As for the new path forward in these lean times, with the more than doubling of the oxide zinc resource and the drilling up of more and more silver, zinc, lead, and copper in the north side Silver Polymetallic deposit, combined with the current condition of the financing and metals markets, it made sense to combine the two sides into one much more efficient, huge, open pit project. The previous plan was to extract the oxide zinc via underground mining methods and address the north side Silver Polymetallic deposit in a separate project/feasibility study later. The new approach means they won't need to raise cash for the previously planned underground test mining and can put the feasibility study contractors on hold while they focus on drilling up the much larger resource, thereby significantly decreasing the cash burn rate. Metalline has a huge advantage over other juniors, as their drilling with their own local Mexican employees and their own drills costs a small fraction of what other miners have to pay, so they can make a lot of progress increasing their resources in lean times while preserving capital.

When the market conditions are better and the two huge deposits are drilled up enough for an expanded feasibility study, Metalline can raise the relatively small amount of money needed to complete the feasibility work (which can be financed a number of different ways). The end result will be one enormous, proven feasible, high-grade, high-volume, open pit oxide zinc/silver/polymetallic project, rather than 2 separate underground projects with much lower production rates. The timing of financing should be much better than under the old plan, which would have required financing much earlier, and the much higher production rate and economies of scale should mean far better economics.

Capex costs will be higher for the much bigger project, but operating costs will be much lower. Open pit means MMG won't be limited on the production rate like they would have been with underground mining, and could have a production rate at least 5 times higher, and maybe much more depending on how much they prove up on the north side Silver Polymetallic deposit.

Time to production won't change much under the new approach, as there's a lot more prep work that would have been needed for an underground mine vs. open pit -- plus, production will now likely be much earlier for the north side Silver Polymetallic deposit. However, the oxide zinc feasibility study, which would have been done around year-end on the smaller underground oxide zinc-only project, will now likely be done at least a year later; Instead of doing two separate feasibility studies for the two mineral systems, the expanded feasibility study will include both the (more than doubled) south side oxide zinc and the north side silver/zinc/lead/copper/cobalt. The focus now is on drilling up the resources to have them ready to include in the expanded feasibility study.
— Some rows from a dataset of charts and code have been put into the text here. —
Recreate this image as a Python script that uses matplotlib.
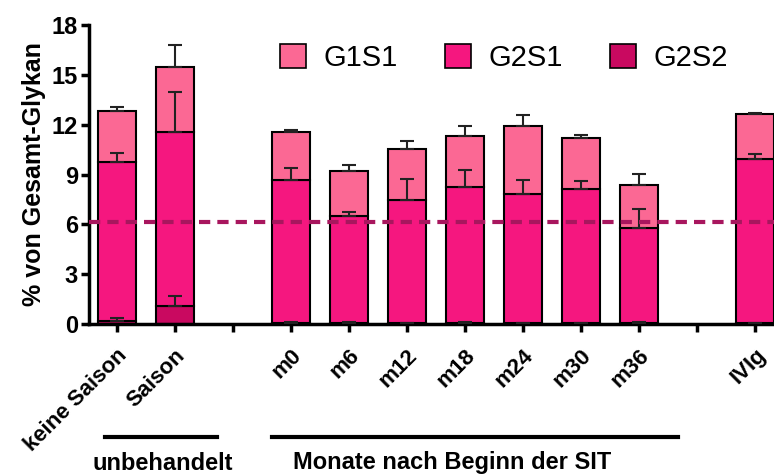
import numpy as np
import matplotlib
matplotlib.use('Agg')
from matplotlib import pyplot as plt
from matplotlib.lines import Line2D
from matplotlib.patches import Patch

plt.rcParams['font.family'] = ['Liberation Sans', 'DejaVu Sans']

# Kategorien und Positionen (Lücken zwischen den Gruppen)
labels = ['keine Saison', 'Saison', 'm0', 'm6', 'm12', 'm18', 'm24', 'm30', 'm36', 'IVIg']
pos = [0, 1, 3, 4, 5, 6, 7, 8, 9, 11]
tick_pos = list(range(12))
tick_labels = ['keine Saison', 'Saison', '', 'm0', 'm6', 'm12', 'm18', 'm24', 'm30', 'm36', '', 'IVIg']

# Mittelwerte (Anteil je Glykan, gestapelt) und SD
g2s2 = [0.20, 1.08, 0.08, 0.06, 0.05, 0.08, 0.05, 0.05, 0.07, 0.05]
g2s1 = [9.54, 10.47, 8.58, 6.46, 7.40, 8.15, 7.76, 8.10, 5.73, 9.87]
g1s1 = [3.11, 3.95, 2.91, 2.72, 3.11, 3.10, 4.14, 3.07, 2.57, 2.71]
g2s2_sd = [0.16, 0.59, 0.05, 0.03, 0.03, 0.04, 0.03, 0.03, 0.04, 0.03]
g2s1_sd = [0.58, 2.40, 0.74, 0.21, 1.27, 1.07, 0.86, 0.48, 1.13, 0.34]
g1s1_sd = [0.20, 1.33, 0.13, 0.36, 0.44, 0.60, 0.65, 0.14, 0.67, 0.10]
ref_line = 6.15

c_g1s1 = '#fb6894'
c_g2s1 = '#f5177f'
c_g2s2 = '#c90960'

fig = plt.figure(figsize=(7.74, 4.75), dpi=100)
ax = fig.add_axes([0.115, 0.318, 0.898, 0.629])

w = 0.66
b1 = np.array(g2s2)
b2 = b1 + np.array(g2s1)
b3 = b2 + np.array(g1s1)

ax.bar(pos, g2s2, w, color=c_g2s2, edgecolor='black', linewidth=1.5, zorder=2)
ax.bar(pos, g2s1, w, bottom=b1, color=c_g2s1, edgecolor='black', linewidth=1.5, zorder=2)
ax.bar(pos, g1s1, w, bottom=b2, color=c_g1s1, edgecolor='black', linewidth=1.5, zorder=2)

# nur obere Fehlerbalken
zero = np.zeros(len(pos))
for top, sd in [(b1, g2s2_sd), (b2, g2s1_sd), (b3, g1s1_sd)]:
    ax.errorbar(pos, top, yerr=[zero, sd], fmt='none', ecolor='#222222',
                elinewidth=1.5, capsize=5, capthick=1.5, zorder=3)

ax.axhline(ref_line, color='#a8165e', linewidth=3, dashes=(2.7, 1.7), zorder=4)

ax.set_xlim(-0.48, 11.5)
ax.set_ylim(0, 18)
ax.set_yticks(range(0, 19, 3))
ax.set_xticks(tick_pos)
ax.set_xticklabels(tick_labels, rotation=45, ha='right', rotation_mode='anchor',
                   fontsize=16, fontweight='bold')
ax.tick_params(axis='y', labelsize=17, width=2.5, length=6, pad=2)
ax.tick_params(axis='x', width=2.5, length=6, pad=9)
for lab in ax.get_yticklabels():
    lab.set_fontweight('bold')
ax.spines['top'].set_visible(False)
ax.spines['right'].set_visible(False)
ax.spines['left'].set_linewidth(2.5)
ax.spines['bottom'].set_linewidth(2.5)
ax.set_ylabel('% von Gesamt-Glykan', fontsize=18, fontweight='bold', labelpad=4)

handles = [Patch(facecolor=c, edgecolor='black', linewidth=1.2) for c in (c_g1s1, c_g2s1, c_g2s2)]
fig.legend(handles, ['G1S1', 'G2S1', 'G2S2'], ncol=3, frameon=False, fontsize=21,
           loc='center left', bbox_to_anchor=(0.328, 0.878), handlelength=0.9,
           handleheight=0.9, handletextpad=0.6, columnspacing=1.6)

# Gruppenbeschriftung unter der Achse
H = 475.0
W = 774.0
fig.add_artist(Line2D([105 / W, 217 / W], [1 - 437 / H, 1 - 437 / H], color='black', linewidth=3))
fig.add_artist(Line2D([272 / W, 678 / W], [1 - 437 / H, 1 - 437 / H], color='black', linewidth=3))
fig.text(163 / W, 1 - 463 / H, 'unbehandelt', ha='center', va='center', fontsize=17,
         fontweight='bold')
fig.text(452 / W, 1 - 463 / H, 'Monate nach Beginn der SIT', ha='center', va='center',
         fontsize=17, fontweight='bold')

plt.savefig('out.png', dpi=100)
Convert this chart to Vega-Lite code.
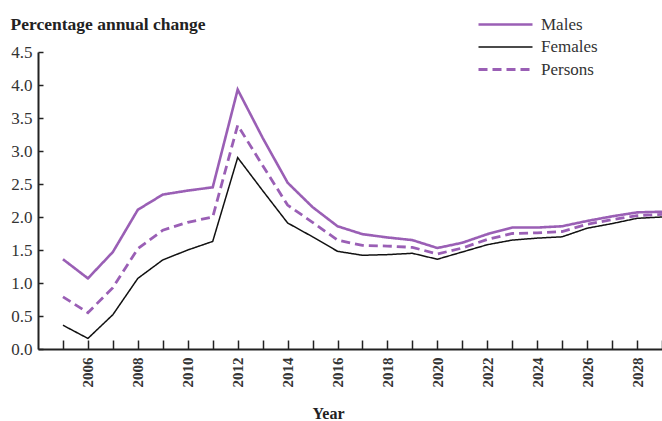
{
  "$schema": "https://vega.github.io/schema/vega-lite/v6.json",
  "width": 624,
  "height": 297,
  "autosize": {"type": "none"},
  "padding": {"left": 38, "top": 52, "right": 0, "bottom": 72},
  "background": "white",
  "config": {
    "view": {"stroke": null},
    "font": "Liberation Serif",
    "legend": {
      "title": null,
      "orient": "none",
      "legendX": 456,
      "legendY": -39,
      "symbolType": "M-2.7,0H2.7",
      "symbolSize": 400,
      "labelFont": "Liberation Serif",
      "labelFontSize": 17,
      "labelColor": "#333",
      "labelOffset": 24,
      "rowPadding": 3
    }
  },
  "data": {
    "values": [
      {"Year": 2005, "Males": 1.36, "Females": 0.36, "Persons": 0.79},
      {"Year": 2006, "Males": 1.07, "Females": 0.16, "Persons": 0.55},
      {"Year": 2007, "Males": 1.47, "Females": 0.52, "Persons": 0.93},
      {"Year": 2008, "Males": 2.11, "Females": 1.07, "Persons": 1.52},
      {"Year": 2009, "Males": 2.34, "Females": 1.35, "Persons": 1.80},
      {"Year": 2010, "Males": 2.40, "Females": 1.50, "Persons": 1.92},
      {"Year": 2011, "Males": 2.45, "Females": 1.63, "Persons": 2.00},
      {"Year": 2012, "Males": 3.93, "Females": 2.90, "Persons": 3.39},
      {"Year": 2013, "Males": 3.20, "Females": 2.40, "Persons": 2.78},
      {"Year": 2014, "Males": 2.52, "Females": 1.91, "Persons": 2.18},
      {"Year": 2015, "Males": 2.15, "Females": 1.70, "Persons": 1.92},
      {"Year": 2016, "Males": 1.86, "Females": 1.48, "Persons": 1.65},
      {"Year": 2017, "Males": 1.74, "Females": 1.42, "Persons": 1.57},
      {"Year": 2018, "Males": 1.69, "Females": 1.43, "Persons": 1.56},
      {"Year": 2019, "Males": 1.65, "Females": 1.45, "Persons": 1.54},
      {"Year": 2020, "Males": 1.53, "Females": 1.36, "Persons": 1.44},
      {"Year": 2021, "Males": 1.61, "Females": 1.47, "Persons": 1.53},
      {"Year": 2022, "Males": 1.74, "Females": 1.58, "Persons": 1.66},
      {"Year": 2023, "Males": 1.84, "Females": 1.65, "Persons": 1.75},
      {"Year": 2024, "Males": 1.84, "Females": 1.68, "Persons": 1.76},
      {"Year": 2025, "Males": 1.86, "Females": 1.70, "Persons": 1.78},
      {"Year": 2026, "Males": 1.94, "Females": 1.83, "Persons": 1.89},
      {"Year": 2027, "Males": 2.01, "Females": 1.90, "Persons": 1.96},
      {"Year": 2028, "Males": 2.07, "Females": 1.98, "Persons": 2.02},
      {"Year": 2029, "Males": 2.08, "Females": 2.00, "Persons": 2.04}
    ]
  },
  "transform": [
    {"fold": ["Males", "Females", "Persons"], "as": ["Series", "Value"]}
  ],
  "mark": {"type": "line", "clip": false},
  "encoding": {
    "x": {
      "field": "Year",
      "type": "quantitative",
      "scale": {"domain": [2004, 2029], "nice": false, "zero": false},
      "axis": {
        "title": "Year",
        "titleFont": "Liberation Serif",
        "titleFontSize": 16,
        "titleFontWeight": "bold",
        "titleColor": "#222",
        "titleX": 290,
        "titleY": 69,
        "titleAnchor": null,
        "titleAlign": "center",
        "titleBaseline": "alphabetic",
        "values": [2005, 2006, 2007, 2008, 2009, 2010, 2011, 2012, 2013, 2014, 2015, 2016, 2017, 2018, 2019, 2020, 2021, 2022, 2023, 2024, 2025, 2026, 2027, 2028, 2029],
        "labelExpr": "datum.value % 2 == 0 ? datum.value : ''",
        "labelAngle": -90,
        "labelFont": "Liberation Serif",
        "labelFontSize": 15,
        "labelFontWeight": "bold",
        "labelColor": "#333",
        "labelPadding": 17,
        "tickSize": -9,
        "tickColor": "#222",
        "tickWidth": 1.5,
        "domainColor": "#222",
        "domainWidth": 2,
        "grid": false,
        "labelOverlap": false
      }
    },
    "y": {
      "field": "Value",
      "type": "quantitative",
      "scale": {"domain": [0, 4.5], "nice": false},
      "axis": {
        "title": "Percentage annual change",
        "titleFont": "Liberation Serif",
        "titleFontSize": 17.5,
        "titleFontWeight": "bold",
        "titleColor": "#222",
        "titleAngle": 0,
        "titleX": -28,
        "titleY": -23,
        "titleAlign": "left",
        "titleBaseline": "alphabetic",
        "titleAnchor": null,
        "values": [0, 0.5, 1, 1.5, 2, 2.5, 3, 3.5, 4, 4.5],
        "format": ".1f",
        "labelFont": "Liberation Serif",
        "labelFontSize": 17,
        "labelColor": "#333",
        "labelPadding": 11,
        "tickSize": -5,
        "tickColor": "#222",
        "tickWidth": 1.5,
        "domainColor": "#222",
        "domainWidth": 2,
        "grid": false
      }
    },
    "color": {
      "field": "Series",
      "type": "nominal",
      "scale": {"domain": ["Males", "Females", "Persons"], "range": ["#9a5fb5", "#111111", "#9a5fb5"]}
    },
    "strokeDash": {
      "field": "Series",
      "type": "nominal",
      "scale": {"domain": ["Males", "Females", "Persons"], "range": [[1, 0], [1, 0], [9, 5]]}
    },
    "strokeWidth": {
      "field": "Series",
      "type": "nominal",
      "scale": {"type": "ordinal", "domain": ["Males", "Females", "Persons"], "range": [2.6, 1.5, 2.8]}
    }
  }
}
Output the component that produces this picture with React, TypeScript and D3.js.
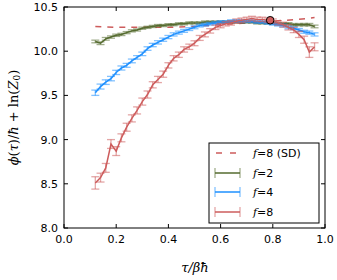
import React from "react";
import * as d3 from "d3";

const W = 337;
const H = 280;

const tau = [0.12, 0.14, 0.16, 0.18, 0.2, 0.22, 0.24, 0.26, 0.28, 0.3, 0.32, 0.34, 0.36, 0.38, 0.4, 0.42, 0.44, 0.46, 0.48, 0.5, 0.52, 0.54, 0.56, 0.58, 0.6, 0.62, 0.64, 0.66, 0.68, 0.7, 0.72, 0.74, 0.76, 0.78, 0.8, 0.82, 0.84, 0.86, 0.88, 0.9, 0.92, 0.94, 0.96];

const f2 = [10.11, 10.09, 10.14, 10.16, 10.18, 10.19, 10.21, 10.23, 10.24, 10.26, 10.27, 10.28, 10.29, 10.29, 10.3, 10.3, 10.31, 10.31, 10.32, 10.32, 10.32, 10.33, 10.33, 10.33, 10.33, 10.33, 10.33, 10.33, 10.33, 10.33, 10.33, 10.32, 10.32, 10.32, 10.32, 10.31, 10.31, 10.31, 10.3, 10.3, 10.3, 10.3, 10.28];
const f2err = [0.015, 0.015, 0.015, 0.013, 0.013, 0.013, 0.012, 0.012, 0.012, 0.012, 0.012, 0.012, 0.012, 0.012, 0.012, 0.012, 0.012, 0.012, 0.012, 0.012, 0.012, 0.012, 0.012, 0.012, 0.012, 0.012, 0.012, 0.012, 0.012, 0.012, 0.012, 0.012, 0.012, 0.012, 0.012, 0.012, 0.012, 0.013, 0.013, 0.013, 0.014, 0.014, 0.015];

const f4 = [9.53, 9.6, 9.65, 9.69, 9.76, 9.81, 9.84, 9.89, 9.93, 9.97, 10.03, 10.07, 10.1, 10.13, 10.16, 10.19, 10.21, 10.23, 10.25, 10.27, 10.29, 10.3, 10.31, 10.32, 10.33, 10.33, 10.34, 10.34, 10.34, 10.34, 10.34, 10.33, 10.33, 10.32, 10.31, 10.3, 10.29, 10.27, 10.26, 10.24, 10.22, 10.21, 10.19];
const f4err = [0.03, 0.028, 0.026, 0.025, 0.024, 0.023, 0.022, 0.021, 0.02, 0.02, 0.02, 0.019, 0.019, 0.018, 0.018, 0.018, 0.017, 0.017, 0.016, 0.016, 0.016, 0.016, 0.015, 0.015, 0.015, 0.015, 0.015, 0.015, 0.015, 0.015, 0.015, 0.015, 0.015, 0.015, 0.015, 0.015, 0.016, 0.016, 0.016, 0.017, 0.017, 0.018, 0.018];

const f8 = [8.51, 8.57, 8.68, 8.95, 8.87, 9.02, 9.14, 9.24, 9.33, 9.43, 9.51, 9.62, 9.68, 9.74, 9.84, 9.92, 9.96, 10.02, 10.05, 10.09, 10.15, 10.19, 10.23, 10.27, 10.29, 10.31, 10.32, 10.34, 10.35, 10.36, 10.37, 10.36, 10.36, 10.35, 10.34, 10.32, 10.3, 10.27, 10.24, 10.19, 10.13, 9.99, 10.05];
const f8err = [0.07, 0.05, 0.05, 0.05, 0.05, 0.045, 0.045, 0.04, 0.04, 0.04, 0.04, 0.035, 0.035, 0.035, 0.03, 0.03, 0.03, 0.03, 0.03, 0.028, 0.028, 0.028, 0.025, 0.025, 0.025, 0.025, 0.025, 0.025, 0.025, 0.025, 0.025, 0.025, 0.025, 0.025, 0.025, 0.025, 0.028, 0.03, 0.03, 0.035, 0.04, 0.06, 0.045];

const sdTau = [0.12, 0.2, 0.3, 0.4, 0.5, 0.6, 0.7, 0.8, 0.9, 0.96];
const sdVal = [10.28, 10.27, 10.27, 10.27, 10.28, 10.3, 10.32, 10.34, 10.36, 10.38];

const markerTau = [0.79];
const markerVal = [10.35];

const xTicks = [0, 0.2, 0.4, 0.6, 0.8, 1.0];
const yTicks = [8.0, 8.5, 9.0, 9.5, 10.0, 10.5];

const C_GREEN = "#556b2f";
const C_BLUE = "#1e90ff";
const C_RED = "#cd5c5c";

const L = 64, R = 325, T = 7, B = 228;

export default function App() {
  const x = d3.scaleLinear().domain([0, 1]).range([L, R]);
  const y = d3.scaleLinear().domain([8, 10.5]).range([B, T]);
  const line = d3.line<[number, number]>().x(d => x(d[0])).y(d => y(d[1]));
  const cap = 4;

  const series = [
    { v: f2, e: f2err, c: C_GREEN },
    { v: f4, e: f4err, c: C_BLUE },
    { v: f8, e: f8err, c: C_RED },
  ];

  const errbars = (v: number[], e: number[], c: string) =>
    tau.map((t, i) => {
      const px = x(t);
      const y1 = y(v[i] + e[i]);
      const y2 = y(v[i] - e[i]);
      return (
        <g key={i} stroke={c} strokeOpacity={0.55} strokeWidth={1.3}>
          <line x1={px} x2={px} y1={y1} y2={y2} />
          <line x1={px - cap} x2={px + cap} y1={y1} y2={y1} />
          <line x1={px - cap} x2={px + cap} y1={y2} y2={y2} />
        </g>
      );
    });

  const legendItems = [
    { label: "=2", c: C_GREEN, y: 173 },
    { label: "=4", c: C_BLUE, y: 192 },
    { label: "=8", c: C_RED, y: 212 },
  ];

  return (
    <svg width={W} height={H} style={{ position: "absolute", left: 0, top: 0, background: "#fff" }}
      fontFamily="DejaVu Sans">
      <defs>
        <clipPath id="clip">
          <rect x={L} y={T} width={R - L} height={B - T} />
        </clipPath>
      </defs>
      <g clipPath="url(#clip)">
        <path d={line(sdTau.map((t, i) => [t, sdVal[i]]) as any) || ""} fill="none" stroke={C_RED}
          strokeWidth={1.5} strokeDasharray="6,6" />
        {series.map((s, k) => (
          <g key={k}>
            {errbars(s.v, s.e, s.c)}
            <path d={line(tau.map((t, i) => [t, s.v[i]]) as any) || ""} fill="none" stroke={s.c} strokeWidth={1.5} />
          </g>
        ))}
        {markerTau.map((t, i) => (
          <circle key={i} cx={x(t)} cy={y(markerVal[i])} r={3.8} fill={C_RED} stroke="#000" strokeWidth={1} />
        ))}
      </g>
      <rect x={L} y={T} width={R - L} height={B - T} fill="none" stroke="#000" strokeWidth={1} />
      {xTicks.map((t, i) => (
        <g key={"x" + i}>
          <line x1={x(t)} x2={x(t)} y1={B} y2={B - 4} stroke="#000" />
          <line x1={x(t)} x2={x(t)} y1={T} y2={T + 4} stroke="#000" />
          <text x={x(t)} y={243} fontSize={11} textAnchor="middle">{t.toFixed(1)}</text>
        </g>
      ))}
      {yTicks.map((t, i) => (
        <g key={"y" + i}>
          <line x1={L} x2={L + 4} y1={y(t)} y2={y(t)} stroke="#000" />
          <line x1={R} x2={R - 4} y1={y(t)} y2={y(t)} stroke="#000" />
          <text x={58} y={y(t) + 4} fontSize={11} textAnchor="end">{t.toFixed(1)}</text>
        </g>
      ))}
      <text x={195} y={272} fontSize={13} textAnchor="middle" fontFamily="DejaVu Serif" fontStyle="italic">τ/βħ</text>
      <text transform={`translate(18,${(T + B) / 2}) rotate(-90)`} fontSize={13} textAnchor="middle" fontFamily="DejaVu Serif">
        <tspan fontStyle="italic">ϕ</tspan>(<tspan fontStyle="italic">τ</tspan>)/<tspan fontStyle="italic">ħ</tspan> + ln(<tspan fontStyle="italic">Z</tspan><tspan fontSize={9} dy={2}>0</tspan><tspan dy={-2}>)</tspan>
      </text>
      <rect x={209} y={143} width={110} height={80} fill="#fff" stroke="#000" strokeWidth={1} />
      <line x1={215} x2={240} y1={153} y2={153} stroke={C_RED} strokeWidth={1.5} strokeDasharray="6,8" strokeDashoffset={-1} />
      <text x={253} y={157} fontSize={11}><tspan fontFamily="DejaVu Serif" fontStyle="italic">f</tspan>=8 (SD)</text>
      {legendItems.map((it, i) => (
        <g key={i}>
          <g stroke={it.c} strokeOpacity={0.55} strokeWidth={1.3}>
            <line x1={215} x2={215} y1={it.y - 5} y2={it.y + 5} />
            <line x1={240} x2={240} y1={it.y - 5} y2={it.y + 5} />
          </g>
          <line x1={215} x2={240} y1={it.y} y2={it.y} stroke={it.c} strokeWidth={1.5} />
          <text x={253} y={it.y + 4} fontSize={11}><tspan fontFamily="DejaVu Serif" fontStyle="italic">f</tspan>{it.label}</text>
        </g>
      ))}
    </svg>
  );
}
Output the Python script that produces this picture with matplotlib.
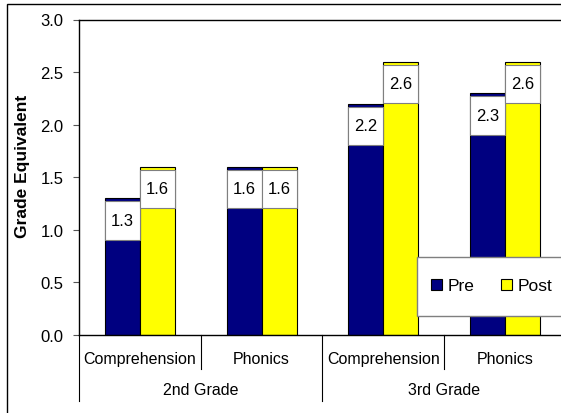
import numpy as np
import matplotlib.pyplot as plt
from matplotlib.patches import Rectangle, Patch

plt.rcParams['font.family'] = ['Liberation Sans', 'DejaVu Sans']

# data
subjects = ["Comprehension", "Phonics", "Comprehension", "Phonics"]
grades = ["2nd Grade", "3rd Grade"]
pre = [1.3, 1.6, 2.2, 2.3]
post = [1.6, 1.6, 2.6, 2.6]
yticks = [0.0, 0.5, 1.0, 1.5, 2.0, 2.5, 3.0]

W, H = 561, 414
fig = plt.figure(figsize=(W / 100, H / 100), dpi=100)
# plot area runs off the right edge, like the cropped original
ax = fig.add_axes([79 / W, 1 - 336 / H, 487 / W, 315.5 / H])

x = np.arange(len(subjects))
bw = 0.2875
navy, yellow = "#000080", "#FFFF00"

ax.bar(x - bw / 2, pre, bw, color=navy, edgecolor="black", linewidth=0.8, zorder=2)
ax.bar(x + bw / 2, post, bw, color=yellow, edgecolor="black", linewidth=0.8, zorder=2)

# white value boxes sitting just under the bar tops
gap, bh = 0.029, 0.365
for xs, vals in ((x - bw, pre), (x, post)):
    for xi, v in zip(xs, vals):
        ax.add_patch(Rectangle((xi, v - gap - bh), bw, bh, facecolor="white",
                               edgecolor="#7f7f7f", linewidth=0.8, zorder=3))
        ax.text(xi + bw / 2, v - gap - bh / 2, f"{v:.1f}", ha="center", va="center",
                fontsize=12, zorder=4)

ax.set_xlim(-0.5, len(subjects) - 0.5)
ax.set_ylim(0, 3.0)
ax.set_yticks(yticks)
ax.set_yticklabels([f"{t:.1f}" for t in yticks], fontsize=12)
ax.tick_params(axis="y", length=4, width=0.8, pad=7, color="#555555")
ax.set_xticks([])
for s in ax.spines.values():
    s.set_color("black")
    s.set_linewidth(1.0)

# two level category axis
tr = ax.get_xaxis_transform()
for xi, name in zip(x, subjects):
    ax.text(xi, -0.073, name, transform=tr, ha="center", va="center", fontsize=11.5)
for gi, g in enumerate(grades):
    ax.text(2 * gi + 0.5, -0.174, g, transform=tr, ha="center", va="center", fontsize=11.5)
for xb in (0.5, 2.5):
    ax.plot([xb, xb], [0, -0.108], transform=tr, color="black", lw=0.8, clip_on=False)
for xb in (-0.5, 1.5, 3.5):
    ax.plot([xb, xb], [0, -0.209], transform=tr, color="black", lw=0.8, clip_on=False)

fig.text(22.5 / W, 1 - 166 / H, "Grade Equivalent", rotation=90, ha="center", va="center",
         fontsize=12.5, fontweight="bold")

# legend box (also runs off the right edge)
fig.add_artist(Rectangle((416.5 / W, 1 - 317 / H), 0.5, 59 / H, transform=fig.transFigure,
                         facecolor="white", edgecolor="#7f7f7f", linewidth=1.0, zorder=4))
handles = [Patch(facecolor=navy, edgecolor="black", linewidth=0.8, label="Pre"),
           Patch(facecolor=yellow, edgecolor="black", linewidth=0.8, label="Post")]
leg = fig.legend(handles=handles, loc="center left", bbox_to_anchor=(431 / W, 1 - 287 / H),
                 ncol=2, frameon=False, fontsize=12.5, borderpad=0, borderaxespad=0,
                 handlelength=0.62, handleheight=0.62, handletextpad=0.35, columnspacing=1.5)
leg.set_zorder(5)

# outer chart border, cropped on the right and bottom
fig.add_artist(Rectangle((6.5 / W, -0.5), 2, 1.5 - 4.5 / H, transform=fig.transFigure,
                         facecolor="none", edgecolor="black", linewidth=1.0, zorder=6))

fig.savefig("out.png", dpi=100)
We believe the new timing will be much better for a likely post-feasibility buyout, as both the financial markets and the metals markets should be in much better shape at that time, especially with all the big zinc mines starting to shut down by then. Even bearish analysts project large zinc supply deficits starting by 2010 because of the large mines running out of ore and the dearth of large new mines to replace them. The much bigger size of MMG's expanded project, with much improved economics, makes us more confident than ever that MMG will get bought out after feasibility at a much higher price.

Although junior miners have been beaten down badly in recent months, we agree with BMO's Don Coxe, who asserts that “the next phase of history's greatest commodity boom will have some new characteristics that should make commodity stocks even greater out-performers once the world emerges from the current economic downturn.” While it has brought their stock prices down, the current sector washout and resultant mine/project shutdowns should turn out to be a positive for the survivors longer term, as it will mean far less metal supply than projected for coming years. It's been a very tough period to be a junior mining stock investor, but we still believe that the quality juniors will reward long-term investors handsomely for their patience.